_Exercise_. Don't include pictures. Quote the lines below from the first through the line that contains "var xLabel = 'frequency".

_Raw data_.
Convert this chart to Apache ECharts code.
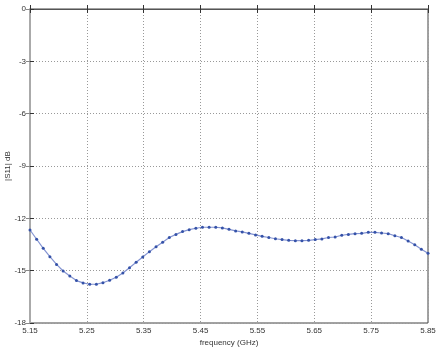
<!DOCTYPE html>
<html><head><meta charset="utf-8">
<script src="https://cdn.jsdelivr.net/npm/echarts@6/dist/echarts.min.js"></script>
<style>html,body{margin:0;padding:0;background:#fff}#c{width:438px;height:353px}</style>
</head><body><div id="c"></div>
<script>
var freq = [5.15,5.1617,5.1733,5.185,5.1967,5.2083,5.22,5.2317,5.2433,5.255,
5.2667,5.2783,5.29,5.3017,5.3133,5.325,5.3367,5.3483,5.36,5.3717,
5.3833,5.395,5.4067,5.4183,5.43,5.4417,5.4533,5.465,5.4767,5.4883,
5.5,5.5117,5.5233,5.535,5.5467,5.5583,5.57,5.5817,5.5933,5.605,
5.6167,5.6283,5.64,5.6517,5.6633,5.675,5.6867,5.6983,5.71,5.7217,
5.7333,5.745,5.7567,5.7683,5.78,5.7917,5.8033,5.815,5.8267,5.8383,5.85];
var s11 = [-12.67,-13.2,-13.72,-14.2,-14.64,-15.02,-15.3,-15.57,-15.7,-15.78,
-15.78,-15.69,-15.55,-15.38,-15.13,-14.83,-14.52,-14.22,-13.91,-13.63,
-13.37,-13.1,-12.92,-12.76,-12.65,-12.57,-12.51,-12.51,-12.51,-12.55,
-12.63,-12.72,-12.78,-12.86,-12.95,-13.03,-13.1,-13.17,-13.22,-13.26,
-13.28,-13.28,-13.26,-13.22,-13.18,-13.1,-13.07,-12.97,-12.92,-12.88,
-12.86,-12.8,-12.8,-12.84,-12.88,-13.0,-13.1,-13.3,-13.51,-13.77,-14.0];
var xStart = 5.15, xEnd = 5.85, xStep = 0.1;
var yTicks = [0,-3,-6,-9,-12,-15,-18];
var xLabel = 'frequency (GHz)', yLabel = '|S11| dB';

var data = freq.map(function(f,i){ return [+(f - xStart).toFixed(4), s11[i]]; });
var font = {fontFamily:'Liberation Sans', fontSize:8, color:'#333'};
var chart = echarts.init(document.getElementById('c'), null, {renderer:'canvas'});
chart.setOption({
  animation:false,
  backgroundColor:'#fff',
  grid:{left:30,right:10,top:9,bottom:30,containLabel:false,outerBoundsMode:'none',show:true,borderColor:'#444',borderWidth:1,backgroundColor:'#fff'},
  xAxis:[{
    type:'value', min:0, max:+(xEnd-xStart).toFixed(2), interval:xStep, position:'bottom',
    name:xLabel, nameLocation:'middle', nameGap:16, nameMoveOverlap:false,
    nameTextStyle:font,
    axisLine:{show:true,lineStyle:{color:'#555',width:1}},
    axisTick:{show:true,inside:true,length:4,lineStyle:{color:'#333'}},
    axisLabel:Object.assign({margin:4,formatter:function(v){return (v+xStart).toFixed(2);}},font),
    splitLine:{show:true,lineStyle:{color:'#999',type:[1,2],width:1}}
  },{
    type:'value', min:0, max:+(xEnd-xStart).toFixed(2), interval:xStep, position:'top',
    axisLine:{show:false},
    axisTick:{show:true,inside:true,length:4,lineStyle:{color:'#333'}},
    axisLabel:{show:false}, splitLine:{show:false}
  }],
  yAxis:[{
    type:'value', min:yTicks[yTicks.length-1], max:yTicks[0], interval:3,
    name:yLabel, nameLocation:'middle', nameGap:18, nameRotate:90, nameMoveOverlap:false,
    nameTextStyle:font,
    axisLine:{show:true,lineStyle:{color:'#aaa',width:2}},
    axisTick:{show:true,inside:true,length:4,lineStyle:{color:'#333'}},
    axisLabel:Object.assign({margin:4},font),
    splitLine:{show:true,lineStyle:{color:'#999',type:[1,2],width:1}}
  },{
    type:'value', min:yTicks[yTicks.length-1], max:yTicks[0], interval:3, position:'right',
    axisLine:{show:false},
    axisTick:{show:true,inside:true,length:4,lineStyle:{color:'#888'}},
    axisLabel:{show:false}, splitLine:{show:false}
  }],
  series:[{
    type:'line', data:data, xAxisIndex:0, yAxisIndex:0,
    smooth:false, symbol:'circle', symbolSize:3, showSymbol:true,
    lineStyle:{color:'#8494d2',width:1.2},
    itemStyle:{color:'#3552a8'}
  }]
});
</script></body></html>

_Written response_.
Convert this chart to Apache ECharts code.
<!DOCTYPE html>
<html><head><meta charset="utf-8">
<script src="https://cdn.jsdelivr.net/npm/echarts@6/dist/echarts.min.js"></script>
<style>html,body{margin:0;padding:0;background:#fff}#c{width:438px;height:353px}</style>
</head><body><div id="c"></div>
<script>
var freq = [5.15,5.1617,5.1733,5.185,5.1967,5.2083,5.22,5.2317,5.2433,5.255,
5.2667,5.2783,5.29,5.3017,5.3133,5.325,5.3367,5.3483,5.36,5.3717,
5.3833,5.395,5.4067,5.4183,5.43,5.4417,5.4533,5.465,5.4767,5.4883,
5.5,5.5117,5.5233,5.535,5.5467,5.5583,5.57,5.5817,5.5933,5.605,
5.6167,5.6283,5.64,5.6517,5.6633,5.675,5.6867,5.6983,5.71,5.7217,
5.7333,5.745,5.7567,5.7683,5.78,5.7917,5.8033,5.815,5.8267,5.8383,5.85];
var s11 = [-12.67,-13.2,-13.72,-14.2,-14.64,-15.02,-15.3,-15.57,-15.7,-15.78,
-15.78,-15.69,-15.55,-15.38,-15.13,-14.83,-14.52,-14.22,-13.91,-13.63,
-13.37,-13.1,-12.92,-12.76,-12.65,-12.57,-12.51,-12.51,-12.51,-12.55,
-12.63,-12.72,-12.78,-12.86,-12.95,-13.03,-13.1,-13.17,-13.22,-13.26,
-13.28,-13.28,-13.26,-13.22,-13.18,-13.1,-13.07,-12.97,-12.92,-12.88,
-12.86,-12.8,-12.8,-12.84,-12.88,-13.0,-13.1,-13.3,-13.51,-13.77,-14.0];
var xStart = 5.15, xEnd = 5.85, xStep = 0.1;
var yTicks = [0,-3,-6,-9,-12,-15,-18];
var xLabel = 'frequency (GHz)', yLabel = '|S11| dB';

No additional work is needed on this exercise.